- [Given information]:
---

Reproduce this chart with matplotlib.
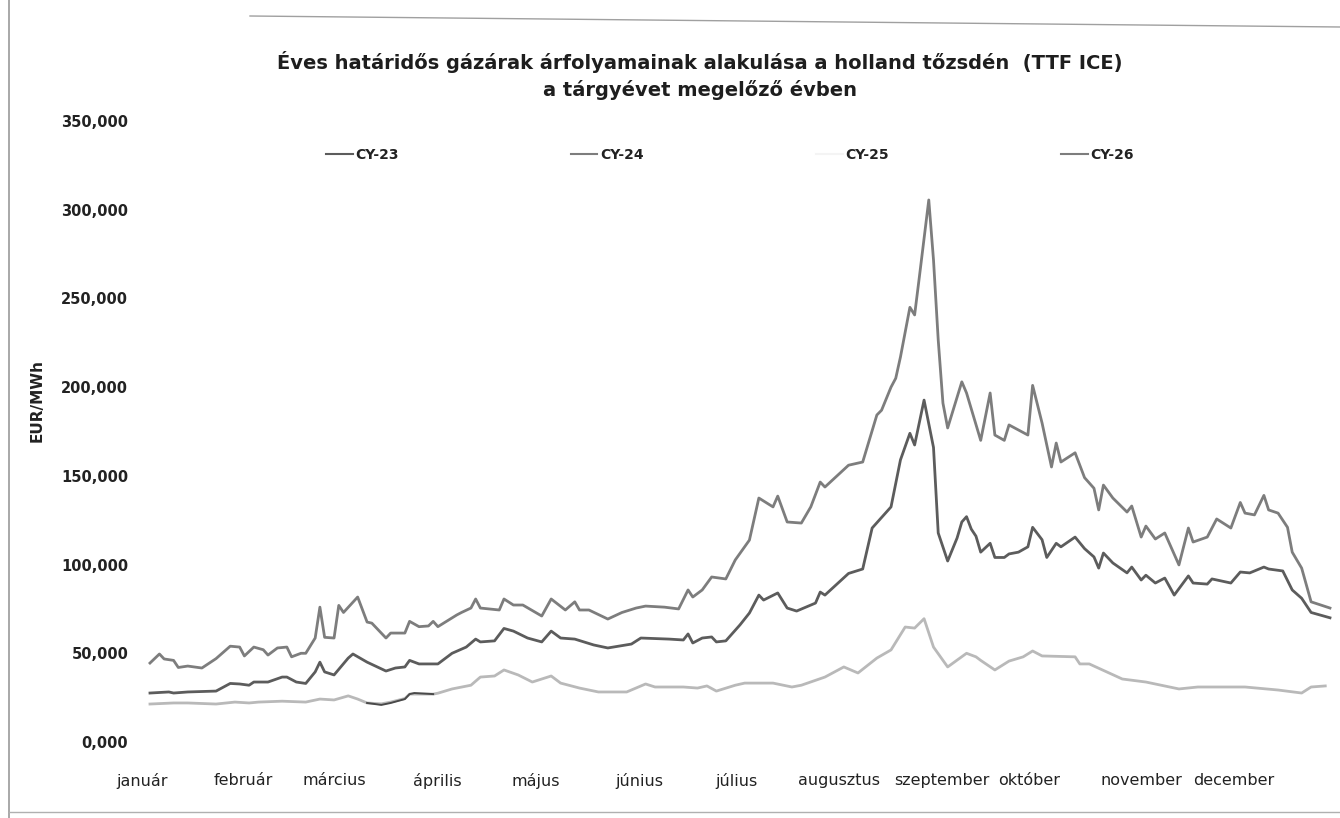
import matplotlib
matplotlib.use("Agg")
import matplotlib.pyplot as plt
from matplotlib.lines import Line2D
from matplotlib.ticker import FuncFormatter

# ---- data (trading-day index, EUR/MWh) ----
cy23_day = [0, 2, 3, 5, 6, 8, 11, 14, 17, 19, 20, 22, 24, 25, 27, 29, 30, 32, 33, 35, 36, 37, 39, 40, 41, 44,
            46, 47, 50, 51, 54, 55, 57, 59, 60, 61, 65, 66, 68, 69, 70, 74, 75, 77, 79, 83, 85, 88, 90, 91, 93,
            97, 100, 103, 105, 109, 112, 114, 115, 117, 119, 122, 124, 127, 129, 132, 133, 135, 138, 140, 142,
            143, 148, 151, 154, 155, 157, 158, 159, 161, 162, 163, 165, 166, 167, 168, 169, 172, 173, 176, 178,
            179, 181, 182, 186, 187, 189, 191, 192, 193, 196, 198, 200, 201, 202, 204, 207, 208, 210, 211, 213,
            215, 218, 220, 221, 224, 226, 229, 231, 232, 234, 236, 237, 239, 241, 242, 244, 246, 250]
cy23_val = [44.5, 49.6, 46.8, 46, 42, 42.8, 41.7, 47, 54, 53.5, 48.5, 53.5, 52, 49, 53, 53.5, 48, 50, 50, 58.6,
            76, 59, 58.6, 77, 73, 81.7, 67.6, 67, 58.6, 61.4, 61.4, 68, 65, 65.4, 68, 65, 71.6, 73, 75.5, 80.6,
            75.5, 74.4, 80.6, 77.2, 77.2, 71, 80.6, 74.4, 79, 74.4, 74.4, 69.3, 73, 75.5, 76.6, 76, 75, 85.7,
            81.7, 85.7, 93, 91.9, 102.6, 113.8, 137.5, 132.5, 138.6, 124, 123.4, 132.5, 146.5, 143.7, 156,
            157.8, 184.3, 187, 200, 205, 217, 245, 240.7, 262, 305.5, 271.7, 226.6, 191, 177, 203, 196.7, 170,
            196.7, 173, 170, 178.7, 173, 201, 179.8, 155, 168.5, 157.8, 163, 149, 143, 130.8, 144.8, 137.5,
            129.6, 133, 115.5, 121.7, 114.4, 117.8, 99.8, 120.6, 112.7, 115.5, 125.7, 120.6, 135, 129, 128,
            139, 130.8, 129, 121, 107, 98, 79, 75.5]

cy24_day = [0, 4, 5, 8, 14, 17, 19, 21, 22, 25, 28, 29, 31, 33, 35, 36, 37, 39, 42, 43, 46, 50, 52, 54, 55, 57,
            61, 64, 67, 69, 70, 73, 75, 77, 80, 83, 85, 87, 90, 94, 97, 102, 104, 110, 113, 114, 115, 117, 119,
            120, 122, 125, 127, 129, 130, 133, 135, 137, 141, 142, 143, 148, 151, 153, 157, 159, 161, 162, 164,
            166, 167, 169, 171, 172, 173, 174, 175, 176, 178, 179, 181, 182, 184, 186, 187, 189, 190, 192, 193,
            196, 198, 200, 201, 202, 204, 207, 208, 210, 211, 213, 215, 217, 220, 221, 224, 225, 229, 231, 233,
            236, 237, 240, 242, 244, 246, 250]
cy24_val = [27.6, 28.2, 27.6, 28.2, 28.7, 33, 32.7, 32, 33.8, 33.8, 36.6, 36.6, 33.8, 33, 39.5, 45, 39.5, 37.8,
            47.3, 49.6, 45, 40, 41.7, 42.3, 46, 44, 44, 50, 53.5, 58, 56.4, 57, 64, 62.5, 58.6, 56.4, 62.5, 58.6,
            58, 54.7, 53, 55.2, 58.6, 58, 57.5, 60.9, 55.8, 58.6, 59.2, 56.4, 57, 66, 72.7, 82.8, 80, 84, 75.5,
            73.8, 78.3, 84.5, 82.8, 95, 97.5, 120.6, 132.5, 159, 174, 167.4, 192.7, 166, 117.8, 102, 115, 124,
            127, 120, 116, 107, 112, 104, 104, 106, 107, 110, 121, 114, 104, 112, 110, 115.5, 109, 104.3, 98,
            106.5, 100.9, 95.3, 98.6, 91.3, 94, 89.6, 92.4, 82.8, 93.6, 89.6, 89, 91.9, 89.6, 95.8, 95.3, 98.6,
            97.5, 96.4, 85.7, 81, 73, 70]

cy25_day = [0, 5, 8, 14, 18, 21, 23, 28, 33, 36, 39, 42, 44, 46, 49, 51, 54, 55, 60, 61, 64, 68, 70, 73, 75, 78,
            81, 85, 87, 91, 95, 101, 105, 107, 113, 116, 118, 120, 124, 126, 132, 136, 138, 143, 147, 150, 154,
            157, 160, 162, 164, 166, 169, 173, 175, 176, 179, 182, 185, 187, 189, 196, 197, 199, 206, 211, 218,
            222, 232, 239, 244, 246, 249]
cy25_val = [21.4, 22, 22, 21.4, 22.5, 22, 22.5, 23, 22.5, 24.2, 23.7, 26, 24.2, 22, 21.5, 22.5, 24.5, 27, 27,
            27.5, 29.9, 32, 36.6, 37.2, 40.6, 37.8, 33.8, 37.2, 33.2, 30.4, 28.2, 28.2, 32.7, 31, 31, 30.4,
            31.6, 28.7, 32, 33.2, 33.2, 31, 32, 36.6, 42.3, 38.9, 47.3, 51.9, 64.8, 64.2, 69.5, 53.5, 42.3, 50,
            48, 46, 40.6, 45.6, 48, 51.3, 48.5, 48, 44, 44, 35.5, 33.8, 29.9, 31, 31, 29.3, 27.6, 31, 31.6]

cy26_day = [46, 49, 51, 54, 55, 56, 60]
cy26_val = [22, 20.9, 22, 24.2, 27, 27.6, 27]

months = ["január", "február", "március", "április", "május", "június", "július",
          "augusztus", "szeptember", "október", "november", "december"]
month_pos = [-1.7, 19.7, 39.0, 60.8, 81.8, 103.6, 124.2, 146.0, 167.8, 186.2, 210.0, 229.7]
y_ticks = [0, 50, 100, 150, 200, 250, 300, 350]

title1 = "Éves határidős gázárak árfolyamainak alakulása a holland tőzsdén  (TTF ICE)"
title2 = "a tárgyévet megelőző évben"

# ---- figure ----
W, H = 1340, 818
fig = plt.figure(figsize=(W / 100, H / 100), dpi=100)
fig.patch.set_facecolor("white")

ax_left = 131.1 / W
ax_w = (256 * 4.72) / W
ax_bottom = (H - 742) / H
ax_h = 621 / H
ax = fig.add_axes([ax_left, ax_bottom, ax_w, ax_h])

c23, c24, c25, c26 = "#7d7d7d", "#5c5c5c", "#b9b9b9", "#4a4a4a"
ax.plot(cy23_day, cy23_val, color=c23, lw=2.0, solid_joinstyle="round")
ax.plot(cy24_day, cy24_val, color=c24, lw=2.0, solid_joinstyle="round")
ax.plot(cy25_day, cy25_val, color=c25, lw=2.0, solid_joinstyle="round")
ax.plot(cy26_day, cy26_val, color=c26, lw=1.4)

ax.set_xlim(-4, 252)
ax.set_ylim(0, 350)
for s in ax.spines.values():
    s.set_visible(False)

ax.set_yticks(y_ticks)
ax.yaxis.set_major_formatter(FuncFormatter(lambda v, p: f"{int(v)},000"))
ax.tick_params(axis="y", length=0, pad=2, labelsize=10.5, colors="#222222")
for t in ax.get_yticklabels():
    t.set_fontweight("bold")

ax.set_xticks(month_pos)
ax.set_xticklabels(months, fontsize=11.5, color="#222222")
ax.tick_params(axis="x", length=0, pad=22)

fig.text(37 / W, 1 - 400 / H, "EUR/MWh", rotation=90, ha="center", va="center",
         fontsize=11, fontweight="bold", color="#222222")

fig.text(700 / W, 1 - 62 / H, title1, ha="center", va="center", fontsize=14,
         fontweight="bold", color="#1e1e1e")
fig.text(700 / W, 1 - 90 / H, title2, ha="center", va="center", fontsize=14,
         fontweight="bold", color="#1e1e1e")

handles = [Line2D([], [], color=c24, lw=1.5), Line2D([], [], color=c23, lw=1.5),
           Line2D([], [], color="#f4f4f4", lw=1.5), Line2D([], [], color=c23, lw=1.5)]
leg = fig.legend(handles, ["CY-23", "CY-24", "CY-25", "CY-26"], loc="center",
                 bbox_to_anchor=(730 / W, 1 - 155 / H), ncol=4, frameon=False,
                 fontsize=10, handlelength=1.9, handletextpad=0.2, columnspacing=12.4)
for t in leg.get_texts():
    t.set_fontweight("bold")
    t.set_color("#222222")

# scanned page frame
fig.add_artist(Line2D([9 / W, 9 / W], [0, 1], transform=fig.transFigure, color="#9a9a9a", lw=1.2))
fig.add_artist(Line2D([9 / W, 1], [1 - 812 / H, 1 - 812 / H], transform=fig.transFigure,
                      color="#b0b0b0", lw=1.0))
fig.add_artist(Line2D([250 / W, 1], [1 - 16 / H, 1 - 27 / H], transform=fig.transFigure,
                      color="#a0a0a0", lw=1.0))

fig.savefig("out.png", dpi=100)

---

- [Task to carry out]: Reproduce the material above from its first line through the line containing "from matplotlib.ticker import FuncFormatter", both ends included, and skip every picture.

- [Written answer]:
Reproduce this chart with matplotlib.
import matplotlib
matplotlib.use("Agg")
import matplotlib.pyplot as plt
from matplotlib.lines import Line2D
from matplotlib.ticker import FuncFormatter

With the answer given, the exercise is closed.